## SUPPLIED RECORDS
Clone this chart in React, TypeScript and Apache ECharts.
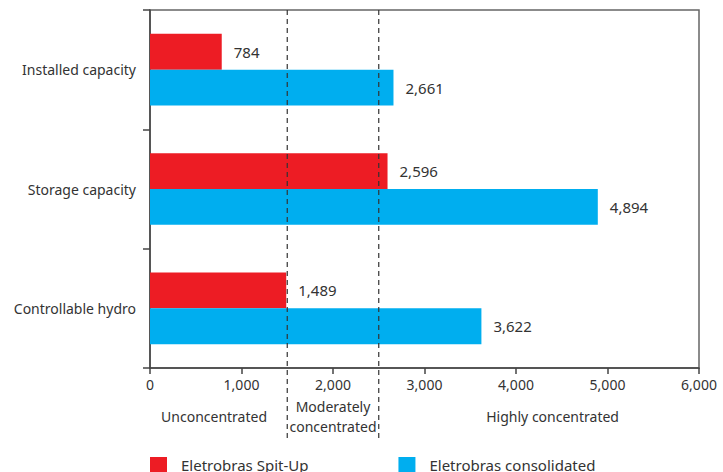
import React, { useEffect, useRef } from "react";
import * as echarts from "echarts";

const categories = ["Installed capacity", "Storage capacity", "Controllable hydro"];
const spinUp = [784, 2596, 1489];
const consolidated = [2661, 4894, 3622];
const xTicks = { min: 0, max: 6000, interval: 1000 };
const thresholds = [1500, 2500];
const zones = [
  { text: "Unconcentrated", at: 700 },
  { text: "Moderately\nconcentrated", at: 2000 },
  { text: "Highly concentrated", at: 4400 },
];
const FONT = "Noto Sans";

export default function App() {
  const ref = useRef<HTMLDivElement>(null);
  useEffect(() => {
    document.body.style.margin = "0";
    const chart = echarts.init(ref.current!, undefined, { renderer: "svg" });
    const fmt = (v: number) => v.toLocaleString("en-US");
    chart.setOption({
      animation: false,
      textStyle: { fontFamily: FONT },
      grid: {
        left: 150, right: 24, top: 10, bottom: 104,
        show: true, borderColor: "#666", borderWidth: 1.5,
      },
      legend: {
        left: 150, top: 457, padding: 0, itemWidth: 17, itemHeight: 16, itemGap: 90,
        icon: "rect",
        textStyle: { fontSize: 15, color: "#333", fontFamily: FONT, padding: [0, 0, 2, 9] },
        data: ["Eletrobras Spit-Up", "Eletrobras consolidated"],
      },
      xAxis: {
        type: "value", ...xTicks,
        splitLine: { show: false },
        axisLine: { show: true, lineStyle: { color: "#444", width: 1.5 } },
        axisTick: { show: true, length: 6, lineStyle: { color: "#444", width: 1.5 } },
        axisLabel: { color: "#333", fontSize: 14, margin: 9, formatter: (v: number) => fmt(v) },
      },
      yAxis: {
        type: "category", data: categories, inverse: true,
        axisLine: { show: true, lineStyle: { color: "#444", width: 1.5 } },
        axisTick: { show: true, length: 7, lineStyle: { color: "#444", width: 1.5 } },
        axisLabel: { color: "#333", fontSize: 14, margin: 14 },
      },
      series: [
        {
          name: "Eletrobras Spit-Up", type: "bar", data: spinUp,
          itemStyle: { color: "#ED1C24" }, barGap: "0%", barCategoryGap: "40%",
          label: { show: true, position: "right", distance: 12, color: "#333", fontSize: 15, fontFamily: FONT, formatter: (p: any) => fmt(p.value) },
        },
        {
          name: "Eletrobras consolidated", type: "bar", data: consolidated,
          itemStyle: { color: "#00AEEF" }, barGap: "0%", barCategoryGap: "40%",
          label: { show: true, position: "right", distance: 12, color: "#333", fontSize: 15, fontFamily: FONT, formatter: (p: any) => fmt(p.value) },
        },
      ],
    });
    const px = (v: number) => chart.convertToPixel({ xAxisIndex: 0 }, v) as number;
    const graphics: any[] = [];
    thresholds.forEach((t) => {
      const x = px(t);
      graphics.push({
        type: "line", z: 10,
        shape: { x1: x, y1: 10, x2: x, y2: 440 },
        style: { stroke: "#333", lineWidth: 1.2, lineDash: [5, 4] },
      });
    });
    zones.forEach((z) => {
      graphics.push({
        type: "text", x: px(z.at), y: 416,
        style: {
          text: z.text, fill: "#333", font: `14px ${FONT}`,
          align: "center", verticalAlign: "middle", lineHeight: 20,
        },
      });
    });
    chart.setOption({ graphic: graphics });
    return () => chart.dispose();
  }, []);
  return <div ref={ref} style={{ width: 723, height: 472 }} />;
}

==

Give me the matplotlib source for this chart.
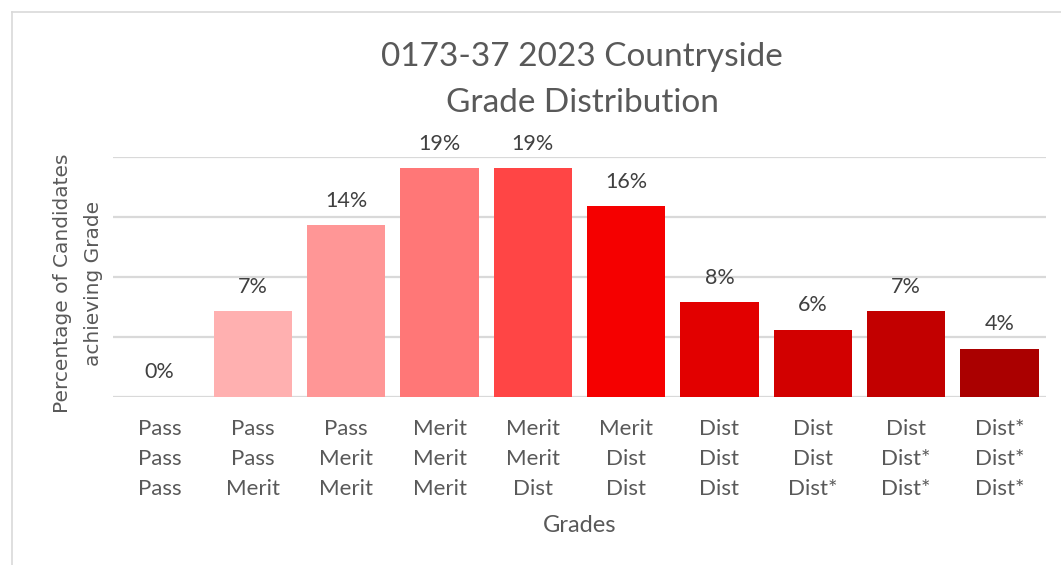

## REQUIREMENTS
Every line from the one containing "Clone this chart" to the one containing "import * as" should be output exactly, both ends included. Nothing else goes in, and no pictures either.

## COMPLETED TASK
Clone this chart in React, TypeScript and Apache ECharts.
import React, { useEffect, useRef } from "react";
import * as echarts from "echarts";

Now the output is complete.